Agreed, The SOG is also good but large and heavy


----------



## davidgrc (Dec 4, 2015)

Gunner's Mate said:


> Leatherman MUT


thanks folks for the replies

I had this multi tool but I have lost it somewhere, when I was fishing last time. https://www.mrosupply.com/lighting/emergency-lighting/flashlights/1750179_5090_nebo/ I cannot say that I used all of those functions&#8230; this time I want to take more quality multi-tool I read the reviews about the leatherman and I was comparing some models. This is one I will buy Leatherman Wave Multi Tool w Premium Leather Sheath 830037 | eBay I hope it will serve many years (if not lost again


----------



## cdell (Feb 27, 2014)

I use a leatherman surge literally every day and I love it. But buy the leather case with the snap, I lost one from the velcro case wearing out and the tool falling out.


----------



## Dirk Pitt (Apr 21, 2015)

I don't know why is doesn't get more press, but I have been using a Victornox (same people who make swiss army knives) for years. I will compare it to any other multi tool. It is solid and works very well. It is costly, roughly ~100 bucks, but I got a veteran discount. I gave one to my son who is in the Marines and he uses it all the time. Other guys with Leathermans like it very much.


----------



## jimLE (Feb 8, 2014)

i carry a gerber multi tool plier with me as a everyday carry.and the one i have now,is my 2nd one inside of 10-12 years..pluss the one i have now.i think i've had it for 6-7 years now.no complaints from me on it.


----------



## Boss Dog (Feb 8, 2013)

I have a Gerber that I use to carry in the Navy. Over 20 years old now, it's a tough little bugger.


----------



## Grinch (Jan 3, 2016)

I personally carry a Leatherman MUT EOD as a part of my edc, I also carry for nearly every cut a Stanley 99E, I don't like using the blade on my Leatherman because why damage/dull an expensive blade when you can get razor blades for $1 for a five pack ? I also carry an Esee 5, this is my " go to knife " for self defense. It's a little larger and sometimes I do opt for my Esee 4, but overall I like my Esee 5. But anyways I know the MUT EOD is a little pricey, but you certainly won't regret your purchase, I have 3 of them, one for EDC, my get home bag and my bug out bag.

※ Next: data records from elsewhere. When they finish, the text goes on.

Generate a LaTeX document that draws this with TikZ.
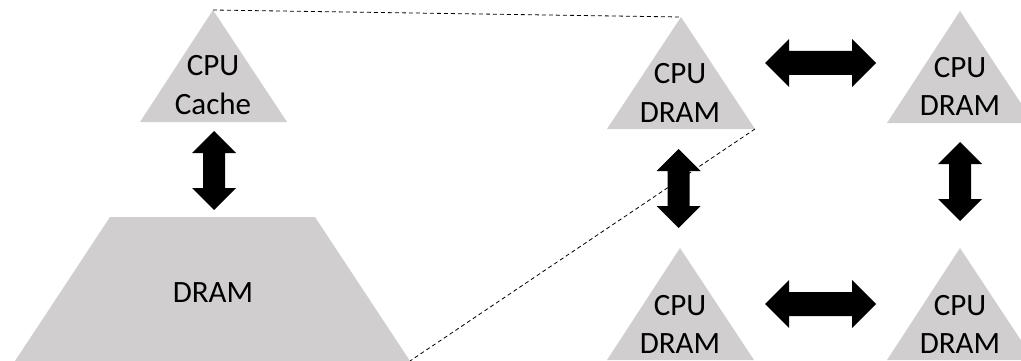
\documentclass[tikz,border=0pt]{standalone}
\usepackage{fontspec}
\setmainfont{Carlito}
\definecolor{shade}{RGB}{208,206,206}
\tikzset{
  shapefill/.style={fill=shade,draw=none},
  blockarrow/.style={fill=black,draw=none},
  zoomline/.style={draw=black,line width=0.8pt,dash pattern=on 4pt off 3pt},
  lbl/.style={align=center,inner sep=0pt,font=\fontsize{31}{38.5}\selectfont},
}
\newcommand{\vdarrow}[3]{% cx, ytop, ybottom
  \fill[blockarrow] (#1,#2) -- (#1+22,#2+22) -- (#1+11,#2+22) -- (#1+11,#3-22) -- (#1+22,#3-22)
    -- (#1,#3) -- (#1-22,#3-22) -- (#1-11,#3-22) -- (#1-11,#2+22) -- (#1-22,#2+22) -- cycle;}
\newcommand{\hdarrow}[3]{% cy, xleft, xright
  \fill[blockarrow] (#2,#1) -- (#2+24,#1-24) -- (#2+24,#1-12) -- (#3-24,#1-12) -- (#3-24,#1-24)
    -- (#3,#1) -- (#3-24,#1+24) -- (#3-24,#1+12) -- (#2+24,#1+12) -- (#2+24,#1+24) -- cycle;}
\begin{document}
\begin{tikzpicture}[x=1pt,y=-1pt]
\useasboundingbox (0,0) rectangle (1021,361);
% named corners
\coordinate (cacheTop) at (213,10);
\coordinate (tlTop) at (681,17);
\coordinate (tlRight) at (755,129);
\coordinate (trapBR) at (410,361);
% shapes
\fill[shapefill] (140,122) -- (cacheTop) -- (287,122) -- cycle;
\fill[shapefill] (110,217) -- (315,217) -- (trapBR) -- (15,361) -- cycle;
\fill[shapefill] (607,129) -- (tlTop) -- (tlRight) -- cycle;
\fill[shapefill] (887,123) -- (960,11) -- (1034,123) -- cycle;
\fill[shapefill] (607,360) -- (680,248) -- (754,360) -- cycle;
\fill[shapefill] (887,360) -- (960,248) -- (1034,360) -- cycle;
% labels
\node[lbl] (cache) at (213,85.3) {CPU\\Cache};
\node[lbl] (dram) at (213,292.5) {DRAM};
\node[lbl] (tl) at (680,92.8) {CPU\\DRAM};
\node[lbl] (tr) at (960,86.5) {CPU\\DRAM};
\node[lbl] (bl) at (680,324.5) {CPU\\DRAM};
\node[lbl] (br) at (960,324.5) {CPU\\DRAM};
% block arrows
\vdarrow{214}{131}{210}
\vdarrow{678.5}{149}{228}
\vdarrow{960}{142}{221}
\hdarrow{63}{765}{876}
\hdarrow{304}{765}{876}
% zoom lines
\draw[zoomline] (cacheTop) -- (tlTop);
\draw[zoomline] (tlRight) -- (trapBR);
\end{tikzpicture}
\end{document}
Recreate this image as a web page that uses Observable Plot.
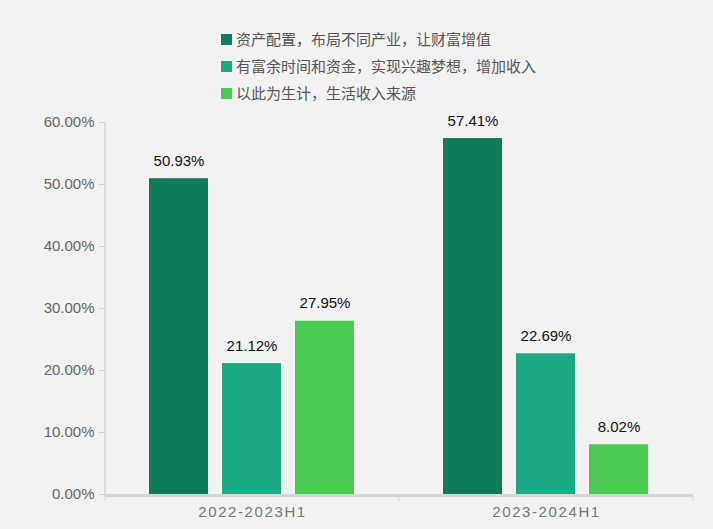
<!DOCTYPE html>
<html>
<head>
<meta charset="utf-8">
<script src="https://cdn.jsdelivr.net/npm/d3@7"></script>
<script src="https://cdn.jsdelivr.net/npm/@observablehq/plot@0.6"></script>
<style>
  html, body { margin: 0; padding: 0; background: #f2f2f2; }
  #wrap { position: relative; width: 713px; height: 529px; background: #f2f2f2; overflow: hidden; }
  #legend { position: absolute; left: 221px; top: 0; font-family: "Noto Sans CJK SC", sans-serif; font-size: 15px; color: #555; }
  .item { position: absolute; left: 0; white-space: nowrap; height: 20px; line-height: 20px; }
  .sw { position: absolute; left: 0; top: 4px; width: 11px; height: 11px; }
  .lbl { position: absolute; left: 15px; top: -1px; }
  svg { position: absolute; left: 0; top: 0; }
</style>
</head>
<body>
<div id="wrap"><div id="legend"></div></div>
<script>
const periods = ["2022-2023H1", "2023-2024H1"];
const categories = ["资产配置，布局不同产业，让财富增值", "有富余时间和资金，实现兴趣梦想，增加收入", "以此为生计，生活收入来源"];
const values2022 = [50.93, 21.12, 27.95];
const values2023 = [57.41, 22.69, 8.02];
const yTicks = [0, 10, 20, 30, 40, 50, 60];
const colors = ["#0f7b5b", "#1ba882", "#4ccb52"];

const seriesByPeriod = [values2022, values2023];
const rows = [];
periods.forEach((p, i) => categories.forEach((c, j) => rows.push({period: p, category: c, value: seriesByPeriod[i][j]})));

const legendRowTops = [30, 57, 84];
const legend = document.getElementById("legend");
categories.forEach((c, j) => {
  const it = document.createElement("div");
  it.className = "item";
  it.style.top = legendRowTops[j] + "px";
  it.innerHTML = `<span class="sw" style="background:${colors[j]}"></span><span class="lbl">${c}</span>`;
  legend.appendChild(it);
});

const fontNum = "Liberation Sans, Arial, sans-serif";
const plot = Plot.plot({
  width: 713,
  height: 529,
  marginLeft: 105,
  marginRight: 20,
  marginTop: 122,
  marginBottom: 35,
  style: {background: "transparent", fontFamily: fontNum},
  fx: {domain: periods, padding: 0, label: null},
  x: {domain: categories, paddingInner: 0.19, paddingOuter: 0.595, axis: null},
  y: {domain: [0, 60], label: null, axis: null},
  color: {domain: categories, range: colors},
  marks: [
    Plot.axisY({ticks: yTicks, tickFormat: d => d.toFixed(2) + "%", tickSize: 6, tickPadding: 5, stroke: "#cfcfcf", fill: "#666", fontSize: 15, label: null}),
    Plot.barY(rows, {fx: "period", x: "category", y: "value", fill: "category"}),
    Plot.ruleY([0], {stroke: "#d6d6d6", strokeWidth: 3, dy: 1}),
    Plot.text(rows, {fx: "period", x: "category", y: "value", text: d => d.value.toFixed(2) + "%", lineAnchor: "bottom", dy: -13, fill: "#111", fontSize: 15}),
    Plot.axisFx({anchor: "bottom", tickSize: 0, tickPadding: 12, fill: "#777", fontSize: 15, label: null})
  ]
});

document.getElementById("wrap").appendChild(plot);

// axis line and group-boundary ticks, positioned from the plot's own scales
const svg = d3.select(plot);
const fx = plot.scale("fx");
const y = plot.scale("y");
const y0 = y.apply(0), y60 = y.apply(60);
const left = fx.apply(periods[0]);
svg.append("line").attr("x1", left).attr("x2", left).attr("y1", y60).attr("y2", y0 + 2)
  .attr("stroke", "#d6d6d6").attr("stroke-width", 1.5);
const edges = [left].concat(periods.map(p => fx.apply(p) + fx.bandwidth));
edges.forEach(e => svg.append("line").attr("x1", e).attr("x2", e).attr("y1", y0 + 2).attr("y2", y0 + 7)
  .attr("stroke", "#d6d6d6").attr("stroke-width", 1));
svg.selectAll("g[aria-label='fx-axis tick label'] text").attr("letter-spacing", "1.6px");
</script>
</body>
</html>
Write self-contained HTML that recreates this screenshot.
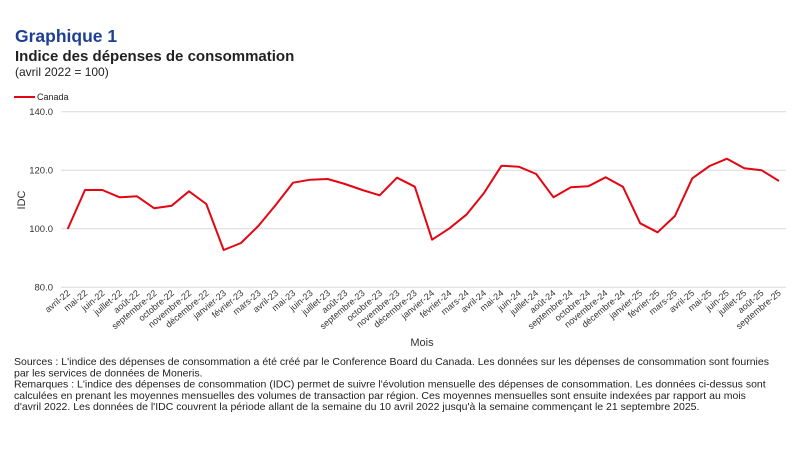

You can't go wrong with a Leatherman.


----------



## Seneca (Nov 16, 2012)

I use an original Leatherman tool, it's as basic as it gets. Yet it does just about everything I need a multi tool to do.


----------



## Maine-Marine (Mar 7, 2014)

I have a garage.... that is my multitool storage case


----------



## Denton (Sep 18, 2012)

I use a Leatherman. Forgot the model. At work, my hand reaches for it more than it does any of the tools in the tool box.


----------



## DadofTheFamily (Feb 19, 2015)

I use two. Original Leatherman and the Gerber "Dime" for my EDC.


----------



## M118LR (Sep 19, 2015)

Here is one of those 2016 comparisons. 5 Best Multitools - Jan. 2016 - BestReviews
They say the best bang for your buck is gerber, the best overall is leatherman. 
I've used them both and still haven't found the perfect multi-tool. But the multi-tool has for the most part replaced the pocket knife with screwdriver heads for utility, as you don't need to carry a separate set of pliers.


----------